During the trial, Mr Russ, a commercial agent for bCode, gave evidence that on four occasions, he attempted to serve notice at the Sanctuary Cove address. Specifically, Mr Russ contended that on the first occasion, the guard told him that Mr Holford was abroad, however gave permission for Mr Russ to enter the premises and leave the documents with his son. Mr Russ declined this offer on the basis that he was required to personally serve the notice on Mr Holford.

When he returned a third time, Mr Russ once again contacted the security guard who subsequently phoned Mr Holford’s premises and spoke with a woman, who informed him that Mr Holford was still overseas. Mr Russ notified the guard that he now had authorisation to leave the documents with a resident at the address, however when the guard called back, there was no answer at the premises. On both other occasions Mr Russ was notified that there was no answer at Mr Holford’s address.

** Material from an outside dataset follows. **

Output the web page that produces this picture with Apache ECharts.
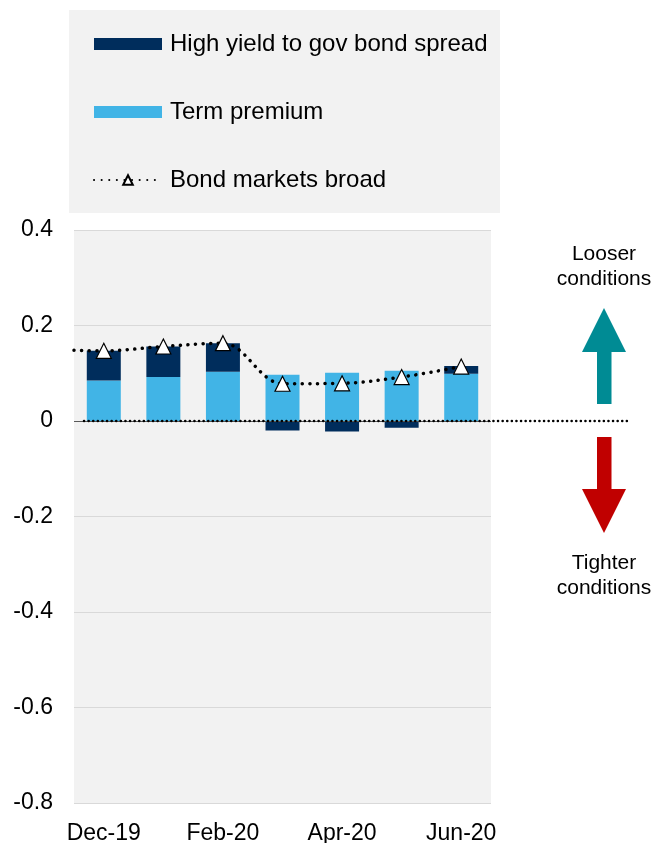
<!DOCTYPE html>
<html><head><meta charset="utf-8">
<script src="https://cdn.jsdelivr.net/npm/echarts@6/dist/echarts.min.js"></script>
<style>html,body{margin:0;padding:0;background:#fff}#c{width:656px;height:843px}</style>
</head><body><div id="c"></div>
<script>
const categories = ['Dec-19','Jan-20','Feb-20','Mar-20','Apr-20','May-20','Jun-20'];
const termPremium = [0.085, 0.092, 0.103, 0.097, 0.101, 0.105, 0.099];
const hySpread = [0.062, 0.064, 0.060, -0.020, -0.022, -0.014, 0.016];
const bondBroad = [0.147, 0.156, 0.163, 0.078, 0.079, 0.092, 0.114];
const bondBroadLeftEdge = 0.148; // value where the line enters at the left edge
const yMin = -0.8, yMax = 0.4, yInterval = 0.2;
const seriesNames = ['High yield to gov bond spread', 'Term premium', 'Bond markets broad'];

const FONT = "'Liberation Sans', Arial, sans-serif";
const chart = echarts.init(document.getElementById('c'), null, {renderer: 'canvas'});

const lineData = [[-0.5, bondBroadLeftEdge, 'edge']].concat(bondBroad.map((v, i) => [i, v]));

chart.setOption({
  animation: false,
  backgroundColor: '#ffffff',
  textStyle: {fontFamily: FONT},
  grid: {left: 74, right: 165, top: 230, bottom: 40, show: true, backgroundColor: '#f2f2f2', borderWidth: 0, containLabel: false, outerBoundsMode: 'none'},
  legend: {
    data: [
      {name: seriesNames[0], icon: 'rect'},
      {name: seriesNames[1], icon: 'rect'},
      {name: seriesNames[2]}
    ],
    orient: 'vertical', left: 88, top: 27,
    itemWidth: 68, itemHeight: 12, itemGap: 44,
    textStyle: {fontSize: 24, color: '#000', fontFamily: FONT, padding: [0, 0, 0, 3]},
    selectedMode: false
  },
  xAxis: [{
    type: 'category', data: categories, position: 'bottom',
    axisLine: {show: false, onZero: false}, axisTick: {show: false},
    axisLabel: {interval: 1, fontSize: 23, color: '#000', margin: 19, fontFamily: FONT},
    splitLine: {show: false}
  }, {
    type: 'value', min: -0.5, max: 6.5, show: false
  }],
  yAxis: {
    type: 'value', min: yMin, max: yMax, interval: yInterval,
    axisLine: {show: false}, axisTick: {show: false},
    axisLabel: {fontSize: 23, color: '#000', margin: 21, fontFamily: FONT},
    splitLine: {lineStyle: {color: '#d9d9d9', width: 1}}
  },
  series: [
    {
      name: seriesNames[1], type: 'bar', stack: 'b', data: termPremium, barWidth: 34,
      itemStyle: {color: '#41b4e6'},
      markLine: {silent: true, symbol: 'none', label: {show: false},
        lineStyle: {color: '#595959', type: 'solid', width: 1}, data: [{yAxis: 0}]}
    },
    {
      name: seriesNames[0], type: 'bar', stack: 'b', data: hySpread, barWidth: 34,
      itemStyle: {color: '#002d5c'}
    },
    {
      name: seriesNames[2], type: 'line', xAxisIndex: 1, data: lineData.map(d => d[2] ? {value: [d[0], d[1]], symbol: 'none'} : d),
      smooth: 0.35, symbol: 'triangle', symbolSize: 15, z: 5,
      lineStyle: {color: '#000', width: 3.5, type: [0.1, 7.5], cap: 'round'},
      itemStyle: {color: '#fff', borderColor: '#000', borderWidth: 1.2}
    }
  ]
});

const y0 = chart.convertToPixel({yAxisIndex: 0}, 0);
chart.setOption({
  graphic: [
    {type: 'rect', z: -10, shape: {x: 69, y: 10, width: 431, height: 203}, style: {fill: '#f2f2f2'}, silent: true},
    {type: 'line', z: 20, shape: {x1: 84, y1: y0, x2: 627, y2: y0}, style: {stroke: '#000', lineWidth: 2.5, lineDash: [0.1, 4.5], lineCap: 'round'}, silent: true},
    {type: 'text', style: {text: 'Looser\nconditions', x: 604, y: 267, align: 'center', verticalAlign: 'middle', font: '21px ' + FONT, fill: '#000', lineHeight: 25}},
    {type: 'text', style: {text: 'Tighter\nconditions', x: 604, y: 576, align: 'center', verticalAlign: 'middle', font: '21px ' + FONT, fill: '#000', lineHeight: 25}},
    {type: 'polygon', shape: {points: [[604, 308], [626, 352], [611.5, 352], [611.5, 404], [597, 404], [597, 352], [582, 352]]}, style: {fill: '#008b94'}},
    {type: 'polygon', shape: {points: [[604, 533], [626, 489], [611.5, 489], [611.5, 437], [597, 437], [597, 489], [582, 489]]}, style: {fill: '#c00000'}}
  ]
});
</script></body></html>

In considering bCode’s application, the court was required to determine whether personal service was ‘not practicable’ pursuant to r10.24 of the Federal Court Rules 2011. In doing so, the Gleeson J contended ‘that it is impracticable to effect personal service on Mr Holford since he resides in a secure housing estate where access is only permitted by security guards authorised by a resident’.

The court also heard evidence from bCode’s solicitor Laura Scotten, who verified that; Mr Holford is the owner of the Sanctuary Cove address, that his address in ASIC records is the Sanctuary Cove address and that he is the director and shareholder of Holford Properties Pty Ltd, which lists its principal place of business as at the Sanctuary Cove address.  Ms Scotten also gave evidence that in late February 2018, Mr Holford had sent emails from a known email address.

According to this information, Gleeson J submitted that pursuant to the Federal Court Rules 2011, it was appropriate to substitute an alternate method of service. It was ultimately held that notice may been served on Mr Holford by post to the Sanctuary Cove address and by transmitting the documents to his email. Her Honour contended that the documents will be taken to be served seven days thereafter.